Funding better outcomes
Why we need sustainable investment in cancer care
One of the biggest challenges facing oncology is the question of how to manage rising costs and achieve financial sustainability.
The financial pressures associated with cancer are enormous – and rising, says Rifat Atun, Professor of Global Health Systems at Harvard University. “Many countries are undergoing a demographic transition,” he explains. “Which means increased longevity and an ageing population.”
As people live longer, the causes of earlier deaths are giving way to new conditions. In parallel, an epidemiological transition is under way. This means an emergence of chronic diseases, including cancer, with risk factors such as smoking and obesity also contributing to cases, alongside longevity.

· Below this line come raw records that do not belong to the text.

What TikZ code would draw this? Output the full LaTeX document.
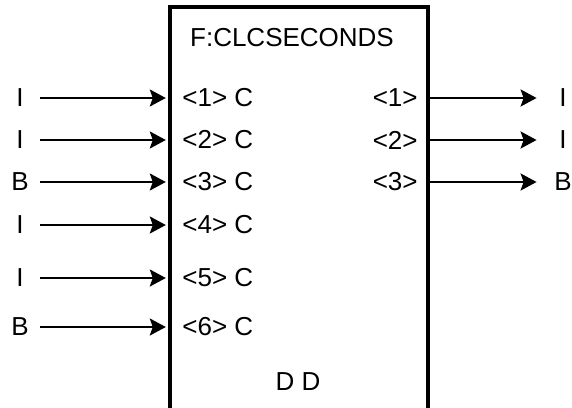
\documentclass[tikz,border=0pt]{standalone}
\usepackage{fontspec}
\setmainfont{Liberation Sans}
\usetikzlibrary{arrows.meta}
\begin{document}
\begin{tikzpicture}[x=0.5pt,y=-0.5pt,
  font=\fontsize{13}{15}\selectfont,
  blk/.style={draw,line width=2.2pt,minimum width=129pt,minimum height=210pt,inner sep=0pt},
  sig/.style={line width=1.1pt,-{Stealth[length=8pt,width=8.5pt,inset=1.5pt]}},
  inlbl/.style={inner sep=0pt,minimum width=20pt},
  outlbl/.style={inner sep=0pt,minimum width=26pt},
  pin/.style={inner sep=0pt}]
  \useasboundingbox (0,0) rectangle (572,407);
  \clip (0,0) rectangle (572,407);
  \node[blk] (fn) at (299,217) {};
  \node (title) at (292,38) {F:CLCSECONDS};
  \foreach \i/\y/\t in {1/98/I,2/140/I,3/182/B,4/225/I,5/278/I,6/327/B}{
    \node[inlbl] (a\i) at (20,\y) {\t};
    \node[pin,anchor=west] (p\i) at (182,\y) {<\i> C};
    \draw[sig,shorten >=1pt] (a\i.east) -- (fn.west |- a\i);
  }
  \foreach \i/\y/\t in {1/98/I,2/140/I,3/182/B}{
    \node[pin,anchor=east] (q\i) at (418,\y) {<\i>};
    \node[outlbl] (b\i) at (563,\y) {\t};
    \draw[sig] (fn.east |- b\i) -- (b\i.west);
  }
  \node (dd) at (298,382) {D D};
\end{tikzpicture}
\end{document}
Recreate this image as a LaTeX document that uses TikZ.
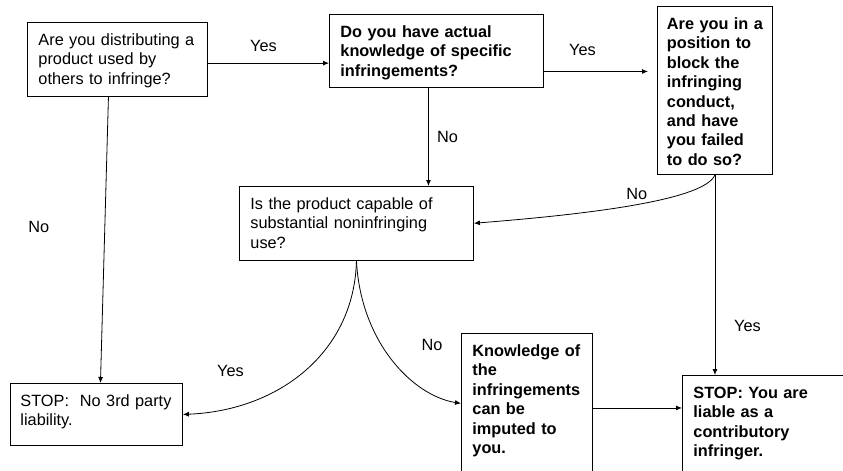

A new deficit needs new money
The problem is that a transition in financing has not happened. “In many systems, funding is based on historic budgets, and it is incremental,” says Professor Atun. As a result, cancer budgets have not kept pace with the burden of cancer in terms of the lives lost and the suffering it causes. This is partly because of the speed of the demographic transitions, but also the fact that institutional systems are not robust enough.
“There is a big gap – and it is widening – between what is needed and what is provided,” Professor Atun warns. “We’re stuck in the past, and that’s a big problem.”
The first and most important consideration is ensuring adequate care: spending has to at least increase in line with the burden of the disease. Then, there is the question of where new money will come from. Sometimes it comes from new sources. So-called ‘sin taxes’, for instance, such as taxes on tobacco products, have been introduced in some parts of the world and can generate substantial revenue.
In other cases, the answer may be to use new financing instruments, such as social impact bonds. “Providers are remunerated for achieving results,” Professor Atun explains. “So, there is a real focus on improving outcomes.” While such instruments have not been deployed specifically for cancer, he says, they have been used successfully in relation to maternal and child health and for chronic problems such as hypertension.
Time for a system overhaul
Critical to the success of any funding changes will be demonstrable improvements and efficiencies in cancer care systems. “We need to transition to higher-value health systems,” says Professor Atun. “If the engine in your car doesn’t work, putting in a better grade of petrol is not going to make the car move any faster.”
The imperative for reform has only been strengthened by the devastating impact of Covid-19. A 2021 research paper on cancer care in Chile, published in The Lancet Oncology, examined the impact of delays on diagnosis and referral. The findings suggest a 15% increase in mortality because of Covid-19’s disruption of that part of the system alone, not accounting for other disruption such as the effects on treatment regimens. Oncologists have warned of an oncoming tsunami of cancer cases.
Ultimately, the key to rethinking how cancer is financed could be to focus on early intervention. Investment in high-value interventions, such as prevention, screening and early diagnosis, reduces downstream costs, while reducing the incidence of illness supports economic productivity.
“We should stop thinking about health as being an expenditure or a burden,” says Professor Atun. “It’s one of the best investments we can make.”